TASK GOAL. Pictures stay out. Extract the lines below from the first one through the line with "weeks = list(range(1, 27))", both included.

··········

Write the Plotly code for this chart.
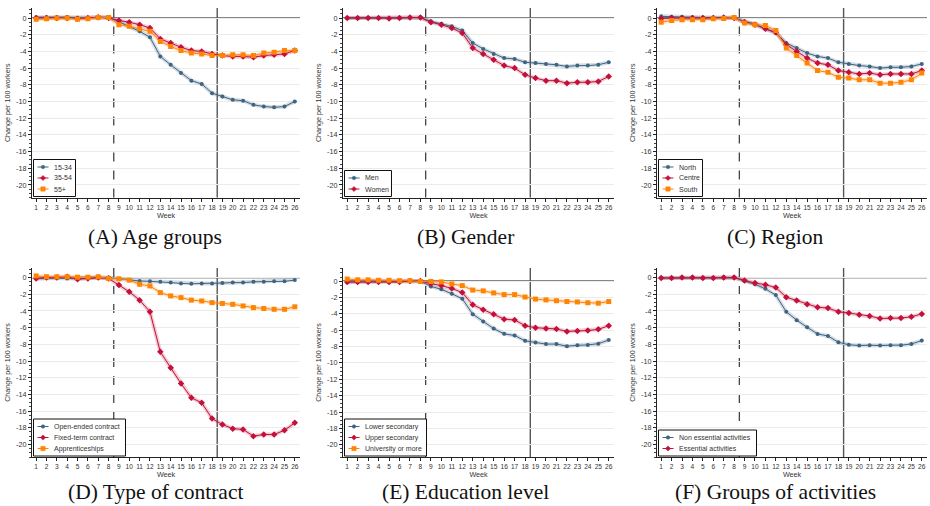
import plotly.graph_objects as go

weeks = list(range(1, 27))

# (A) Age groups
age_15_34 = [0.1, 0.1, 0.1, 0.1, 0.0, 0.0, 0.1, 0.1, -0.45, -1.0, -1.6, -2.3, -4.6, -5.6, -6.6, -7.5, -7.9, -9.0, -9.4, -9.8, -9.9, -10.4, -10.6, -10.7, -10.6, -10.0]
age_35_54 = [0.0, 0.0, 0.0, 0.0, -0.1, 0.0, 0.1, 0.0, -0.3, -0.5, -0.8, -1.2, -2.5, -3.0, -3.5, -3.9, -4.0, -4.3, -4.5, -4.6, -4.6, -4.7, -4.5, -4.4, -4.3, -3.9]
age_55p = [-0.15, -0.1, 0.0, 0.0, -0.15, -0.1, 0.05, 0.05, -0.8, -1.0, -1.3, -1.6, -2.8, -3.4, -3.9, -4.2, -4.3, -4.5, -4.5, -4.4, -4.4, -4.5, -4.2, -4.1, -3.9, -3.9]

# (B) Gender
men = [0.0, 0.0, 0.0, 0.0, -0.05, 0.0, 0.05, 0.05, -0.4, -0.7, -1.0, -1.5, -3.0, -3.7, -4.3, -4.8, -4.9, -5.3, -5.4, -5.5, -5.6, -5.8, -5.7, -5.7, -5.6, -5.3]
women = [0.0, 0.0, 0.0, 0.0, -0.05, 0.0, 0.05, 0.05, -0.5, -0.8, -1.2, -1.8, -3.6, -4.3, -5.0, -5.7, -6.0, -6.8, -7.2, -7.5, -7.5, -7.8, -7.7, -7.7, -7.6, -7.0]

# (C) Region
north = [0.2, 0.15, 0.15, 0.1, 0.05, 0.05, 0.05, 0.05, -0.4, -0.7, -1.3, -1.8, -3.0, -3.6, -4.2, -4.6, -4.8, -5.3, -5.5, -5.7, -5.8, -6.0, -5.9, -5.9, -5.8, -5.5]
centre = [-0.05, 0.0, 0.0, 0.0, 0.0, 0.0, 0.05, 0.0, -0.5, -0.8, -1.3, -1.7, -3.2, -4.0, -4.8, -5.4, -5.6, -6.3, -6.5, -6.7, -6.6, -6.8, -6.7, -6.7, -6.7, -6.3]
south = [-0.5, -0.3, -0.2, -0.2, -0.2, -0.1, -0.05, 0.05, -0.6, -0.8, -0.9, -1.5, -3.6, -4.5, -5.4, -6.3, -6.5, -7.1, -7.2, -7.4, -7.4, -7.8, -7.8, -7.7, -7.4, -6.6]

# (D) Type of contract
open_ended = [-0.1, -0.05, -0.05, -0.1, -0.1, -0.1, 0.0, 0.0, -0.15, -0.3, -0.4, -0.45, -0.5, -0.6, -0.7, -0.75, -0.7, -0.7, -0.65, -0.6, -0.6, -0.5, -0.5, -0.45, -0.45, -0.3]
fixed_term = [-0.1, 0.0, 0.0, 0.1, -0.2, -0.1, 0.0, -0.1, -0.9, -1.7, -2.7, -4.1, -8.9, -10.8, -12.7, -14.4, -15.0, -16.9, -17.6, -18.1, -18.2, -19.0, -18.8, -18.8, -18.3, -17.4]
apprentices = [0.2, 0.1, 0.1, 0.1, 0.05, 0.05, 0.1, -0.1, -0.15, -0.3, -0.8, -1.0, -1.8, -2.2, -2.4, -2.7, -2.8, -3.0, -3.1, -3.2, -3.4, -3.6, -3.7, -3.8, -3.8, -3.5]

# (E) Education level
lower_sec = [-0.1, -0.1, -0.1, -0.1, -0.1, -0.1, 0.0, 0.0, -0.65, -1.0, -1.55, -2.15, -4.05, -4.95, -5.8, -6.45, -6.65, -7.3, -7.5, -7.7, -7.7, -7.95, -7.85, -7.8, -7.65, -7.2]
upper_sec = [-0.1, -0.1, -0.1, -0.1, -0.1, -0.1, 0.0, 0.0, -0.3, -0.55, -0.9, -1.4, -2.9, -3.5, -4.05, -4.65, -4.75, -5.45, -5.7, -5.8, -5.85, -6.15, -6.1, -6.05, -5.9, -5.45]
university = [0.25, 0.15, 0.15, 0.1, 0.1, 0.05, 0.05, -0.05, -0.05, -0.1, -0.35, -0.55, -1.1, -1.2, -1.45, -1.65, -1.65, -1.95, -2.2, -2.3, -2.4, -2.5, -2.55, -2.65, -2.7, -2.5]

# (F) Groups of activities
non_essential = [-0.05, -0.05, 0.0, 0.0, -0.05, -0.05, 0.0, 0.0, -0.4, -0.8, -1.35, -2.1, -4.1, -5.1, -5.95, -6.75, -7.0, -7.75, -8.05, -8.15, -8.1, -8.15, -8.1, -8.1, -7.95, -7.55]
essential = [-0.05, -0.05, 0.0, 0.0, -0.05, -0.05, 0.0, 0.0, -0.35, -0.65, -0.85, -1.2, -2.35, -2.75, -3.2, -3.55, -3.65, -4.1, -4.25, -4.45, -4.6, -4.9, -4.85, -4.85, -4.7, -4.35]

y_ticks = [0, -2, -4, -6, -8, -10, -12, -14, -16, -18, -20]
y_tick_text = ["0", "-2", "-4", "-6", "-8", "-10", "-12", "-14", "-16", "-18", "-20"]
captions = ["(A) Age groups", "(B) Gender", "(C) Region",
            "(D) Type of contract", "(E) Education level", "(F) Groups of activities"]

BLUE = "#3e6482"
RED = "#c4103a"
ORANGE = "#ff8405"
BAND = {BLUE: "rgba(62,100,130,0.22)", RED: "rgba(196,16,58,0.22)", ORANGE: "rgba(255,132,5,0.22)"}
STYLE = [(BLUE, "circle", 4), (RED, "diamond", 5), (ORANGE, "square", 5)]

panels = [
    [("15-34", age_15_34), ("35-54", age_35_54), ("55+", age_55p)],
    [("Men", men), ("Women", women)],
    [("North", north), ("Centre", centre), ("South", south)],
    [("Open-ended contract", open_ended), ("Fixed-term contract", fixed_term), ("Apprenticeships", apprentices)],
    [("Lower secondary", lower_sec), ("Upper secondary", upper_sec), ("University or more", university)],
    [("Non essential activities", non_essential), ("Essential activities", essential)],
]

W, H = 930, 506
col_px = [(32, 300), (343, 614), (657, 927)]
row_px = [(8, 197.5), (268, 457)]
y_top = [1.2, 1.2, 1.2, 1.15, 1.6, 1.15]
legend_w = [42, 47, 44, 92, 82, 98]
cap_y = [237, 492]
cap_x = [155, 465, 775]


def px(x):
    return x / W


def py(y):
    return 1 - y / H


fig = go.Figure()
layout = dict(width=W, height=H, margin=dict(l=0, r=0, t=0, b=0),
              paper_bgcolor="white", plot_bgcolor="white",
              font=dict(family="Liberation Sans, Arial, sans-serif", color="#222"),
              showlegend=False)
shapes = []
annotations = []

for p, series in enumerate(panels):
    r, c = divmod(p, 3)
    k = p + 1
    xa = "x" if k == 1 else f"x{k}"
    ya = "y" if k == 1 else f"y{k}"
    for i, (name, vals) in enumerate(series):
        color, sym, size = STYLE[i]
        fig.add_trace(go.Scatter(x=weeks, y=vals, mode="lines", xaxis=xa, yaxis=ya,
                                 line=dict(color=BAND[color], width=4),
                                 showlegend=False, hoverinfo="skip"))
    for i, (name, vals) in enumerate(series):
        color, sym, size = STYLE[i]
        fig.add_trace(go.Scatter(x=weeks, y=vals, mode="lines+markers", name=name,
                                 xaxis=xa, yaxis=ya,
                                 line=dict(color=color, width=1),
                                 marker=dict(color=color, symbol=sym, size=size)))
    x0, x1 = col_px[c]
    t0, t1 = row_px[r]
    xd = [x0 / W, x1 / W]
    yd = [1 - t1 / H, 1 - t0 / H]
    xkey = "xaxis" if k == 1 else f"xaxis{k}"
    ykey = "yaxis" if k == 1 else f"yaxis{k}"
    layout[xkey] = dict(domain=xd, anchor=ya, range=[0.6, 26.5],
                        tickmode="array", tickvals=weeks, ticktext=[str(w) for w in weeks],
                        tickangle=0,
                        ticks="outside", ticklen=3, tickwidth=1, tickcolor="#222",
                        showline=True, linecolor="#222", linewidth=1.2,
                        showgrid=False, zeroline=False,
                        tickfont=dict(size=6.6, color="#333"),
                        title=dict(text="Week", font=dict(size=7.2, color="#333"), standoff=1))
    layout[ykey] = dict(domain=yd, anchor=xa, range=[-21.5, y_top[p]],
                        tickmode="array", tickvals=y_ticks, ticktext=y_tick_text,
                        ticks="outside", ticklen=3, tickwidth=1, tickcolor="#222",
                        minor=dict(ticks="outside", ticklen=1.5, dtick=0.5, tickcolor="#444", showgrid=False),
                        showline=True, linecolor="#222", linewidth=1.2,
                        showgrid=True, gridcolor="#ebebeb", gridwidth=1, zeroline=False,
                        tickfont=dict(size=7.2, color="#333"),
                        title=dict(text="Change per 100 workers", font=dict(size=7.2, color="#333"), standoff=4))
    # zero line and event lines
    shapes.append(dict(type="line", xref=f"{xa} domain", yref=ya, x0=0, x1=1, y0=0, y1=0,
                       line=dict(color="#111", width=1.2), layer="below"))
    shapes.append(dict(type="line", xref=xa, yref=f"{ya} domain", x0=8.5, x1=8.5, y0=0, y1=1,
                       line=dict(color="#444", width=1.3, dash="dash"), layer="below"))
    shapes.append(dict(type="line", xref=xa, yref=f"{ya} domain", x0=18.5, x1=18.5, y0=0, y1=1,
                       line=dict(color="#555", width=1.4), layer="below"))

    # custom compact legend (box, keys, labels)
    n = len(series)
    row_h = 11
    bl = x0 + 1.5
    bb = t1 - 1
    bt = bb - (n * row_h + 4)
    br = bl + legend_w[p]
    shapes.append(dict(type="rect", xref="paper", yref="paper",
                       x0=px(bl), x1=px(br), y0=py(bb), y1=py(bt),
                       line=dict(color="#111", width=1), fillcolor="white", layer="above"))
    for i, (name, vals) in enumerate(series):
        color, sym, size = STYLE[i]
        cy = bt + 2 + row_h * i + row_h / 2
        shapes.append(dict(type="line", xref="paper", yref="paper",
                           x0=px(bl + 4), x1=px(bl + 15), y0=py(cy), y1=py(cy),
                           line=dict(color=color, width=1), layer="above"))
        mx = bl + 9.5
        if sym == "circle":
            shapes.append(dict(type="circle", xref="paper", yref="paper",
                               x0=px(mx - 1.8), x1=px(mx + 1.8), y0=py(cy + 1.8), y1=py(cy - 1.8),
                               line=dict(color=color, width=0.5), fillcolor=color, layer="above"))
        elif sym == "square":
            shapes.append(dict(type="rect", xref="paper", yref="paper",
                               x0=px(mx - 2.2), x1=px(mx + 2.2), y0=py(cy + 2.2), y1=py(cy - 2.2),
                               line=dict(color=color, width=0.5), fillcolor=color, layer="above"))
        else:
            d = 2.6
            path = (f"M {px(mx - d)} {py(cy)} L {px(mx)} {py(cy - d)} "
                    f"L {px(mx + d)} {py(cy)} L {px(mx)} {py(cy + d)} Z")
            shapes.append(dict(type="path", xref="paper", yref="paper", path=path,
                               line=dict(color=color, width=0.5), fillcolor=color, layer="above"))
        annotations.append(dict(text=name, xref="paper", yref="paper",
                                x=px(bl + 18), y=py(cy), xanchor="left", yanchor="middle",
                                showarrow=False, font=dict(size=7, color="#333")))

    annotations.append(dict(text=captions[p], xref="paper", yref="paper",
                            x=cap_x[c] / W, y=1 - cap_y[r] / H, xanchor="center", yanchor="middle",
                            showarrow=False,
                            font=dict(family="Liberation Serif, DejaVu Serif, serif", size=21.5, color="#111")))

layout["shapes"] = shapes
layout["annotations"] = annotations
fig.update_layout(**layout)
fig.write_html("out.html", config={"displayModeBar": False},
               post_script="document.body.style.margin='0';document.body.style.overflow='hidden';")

··········

THE REPLY.
Write the Plotly code for this chart.
import plotly.graph_objects as go

weeks = list(range(1, 27))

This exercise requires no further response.